Task directions: Return precisely the span of lines from the top of the material below to the line containing "const yRange = [-0.7, 0.7];", both included. Pictures are excluded.
--- Start Supplied information ---
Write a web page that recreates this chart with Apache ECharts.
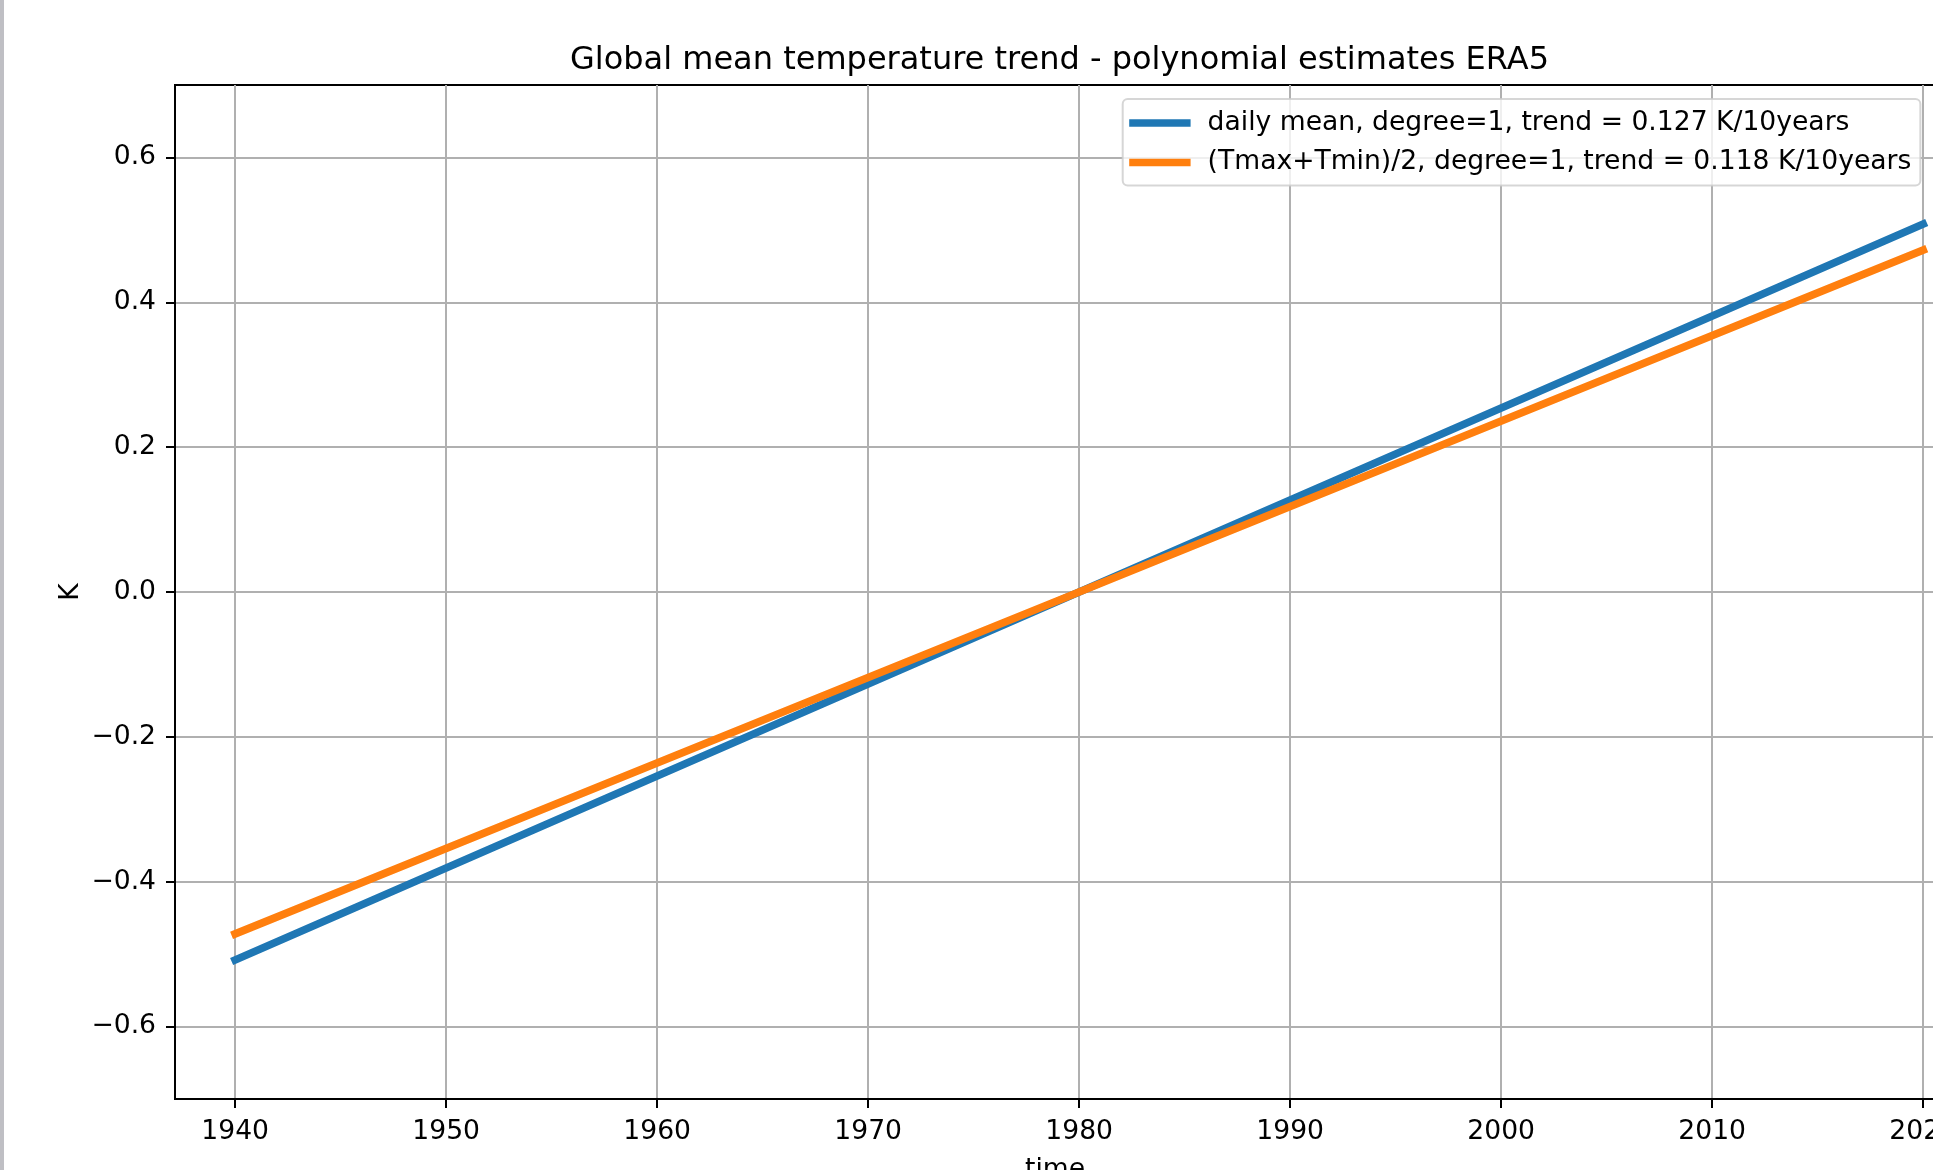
<!DOCTYPE html>
<html>
<head>
<meta charset="utf-8">
<script src="https://cdn.jsdelivr.net/npm/echarts@6/dist/echarts.min.js"></script>
<style>
html, body { margin: 0; padding: 0; background: #fff; }
#chart { width: 1933px; height: 1170px; }
</style>
</head>
<body>
<div id="chart"></div>
<script>
// ---- data ----
const years = [1940, 1980, 2020];
const dailyMean = [-0.508, 0.0, 0.508];
const tmaxTmin = [-0.472, 0.0, 0.472];
const xTicks = [1940, 1950, 1960, 1970, 1980, 1990, 2000, 2010, 2020];
const yTicks = [-0.6, -0.4, -0.2, 0.0, 0.2, 0.4, 0.6];
const seriesNames = [
  'daily mean, degree=1, trend = 0.127 K/10years',
  '(Tmax+Tmin)/2, degree=1, trend = 0.118 K/10years'
];
const titleText = 'Global mean temperature trend - polynomial estimates ERA5';
const xName = 'time';
const yName = 'K';
const xRange = [1937.15, 2020.56];
const yRange = [-0.7, 0.7];

const FONT = 'DejaVu Sans';
const FS = 26.6;
const chart = echarts.init(document.getElementById('chart'), null, { renderer: 'canvas' });

function pairs(xs, ys) { return xs.map((x, i) => [x, ys[i]]); }
function fmtY(v) {
  const r = Math.round(v * 10) / 10;
  return (r < 0 ? '\u2212' : '') + Math.abs(r).toFixed(1);
}

const option = {
  animation: false,
  backgroundColor: '#ffffff',
  textStyle: { fontFamily: FONT },
  title: {
    text: titleText,
    left: 1054.5,
    top: 40,
    textAlign: 'center',
    textStyle: { fontFamily: FONT, fontSize: 32, fontWeight: 'normal', color: '#000' }
  },
  legend: {
    orient: 'vertical',
    left: 1122.7,
    top: 99,
    padding: [8.5, 9, 7.5, 6.5],
    itemWidth: 61.4,
    itemHeight: 7.7,
    itemGap: 8.5,
    icon: 'rect',
    backgroundColor: 'rgba(255,255,255,0.8)',
    borderColor: 'rgba(204,204,204,0.8)',
    borderWidth: 2,
    borderRadius: 5,
    selectedMode: false,
    textStyle: { fontFamily: FONT, fontSize: FS, color: '#000', lineHeight: 31, padding: [0, 0, 0, 12] },
    data: seriesNames
  },
  grid: {
    left: 175, top: 85, right: -2, bottom: 71,
    show: true, borderColor: '#000', borderWidth: 2,
    containLabel: false,
    outerBoundsMode: 'none'
  },
  xAxis: {
    type: 'value',
    min: xRange[0], max: xRange[1],
    name: xName, nameLocation: 'middle', nameGap: 58, nameMoveOverlap: false,
    nameTextStyle: { fontFamily: FONT, fontSize: FS, color: '#000' },
    axisLine: { show: true, onZero: false, lineStyle: { color: '#000', width: 2 } },
    axisTick: { show: true, inside: false, length: 9, lineStyle: { color: '#000', width: 2 }, customValues: xTicks },
    axisLabel: { show: true, margin: 19.5, fontFamily: FONT, fontSize: FS, color: '#000', customValues: xTicks,
      formatter: v => String(Math.round(v)) },
    splitLine: { show: true, lineStyle: { color: '#b0b0b0', width: 2 } }
  },
  yAxis: {
    type: 'value',
    min: yRange[0], max: yRange[1],
    name: yName, nameLocation: 'middle', nameGap: 90, nameRotate: 90, nameMoveOverlap: false,
    nameTextStyle: { fontFamily: FONT, fontSize: FS, color: '#000' },
    axisLine: { show: true, onZero: false, lineStyle: { color: '#000', width: 2 } },
    axisTick: { show: true, inside: false, length: 9, lineStyle: { color: '#000', width: 2 }, customValues: yTicks },
    axisLabel: { show: true, margin: 19, fontFamily: FONT, fontSize: FS, color: '#000', customValues: yTicks,
      formatter: v => fmtY(v) },
    splitLine: { show: true, lineStyle: { color: '#b0b0b0', width: 2 } }
  },
  graphic: [{
    type: 'rect', left: 0, top: 0, z: 100,
    shape: { x: 0, y: 0, width: 4, height: 1170 },
    style: { fill: '#bfbfc4' }
  }],
  series: [
    {
      name: seriesNames[0], type: 'line', data: pairs(years, dailyMean),
      symbol: 'none', color: '#1f77b4',
      lineStyle: { color: '#1f77b4', width: 7.7, cap: 'square' }
    },
    {
      name: seriesNames[1], type: 'line', data: pairs(years, tmaxTmin),
      symbol: 'none', color: '#ff7f0e',
      lineStyle: { color: '#ff7f0e', width: 7.7, cap: 'square' }
    }
  ]
};
chart.setOption(option);
</script>
</body>
</html>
--- End Supplied information ---
Exercise output:
Write a web page that recreates this chart with Apache ECharts.
<!DOCTYPE html>
<html>
<head>
<meta charset="utf-8">
<script src="https://cdn.jsdelivr.net/npm/echarts@6/dist/echarts.min.js"></script>
<style>
html, body { margin: 0; padding: 0; background: #fff; }
#chart { width: 1933px; height: 1170px; }
</style>
</head>
<body>
<div id="chart"></div>
<script>
// ---- data ----
const years = [1940, 1980, 2020];
const dailyMean = [-0.508, 0.0, 0.508];
const tmaxTmin = [-0.472, 0.0, 0.472];
const xTicks = [1940, 1950, 1960, 1970, 1980, 1990, 2000, 2010, 2020];
const yTicks = [-0.6, -0.4, -0.2, 0.0, 0.2, 0.4, 0.6];
const seriesNames = [
  'daily mean, degree=1, trend = 0.127 K/10years',
  '(Tmax+Tmin)/2, degree=1, trend = 0.118 K/10years'
];
const titleText = 'Global mean temperature trend - polynomial estimates ERA5';
const xName = 'time';
const yName = 'K';
const xRange = [1937.15, 2020.56];
const yRange = [-0.7, 0.7];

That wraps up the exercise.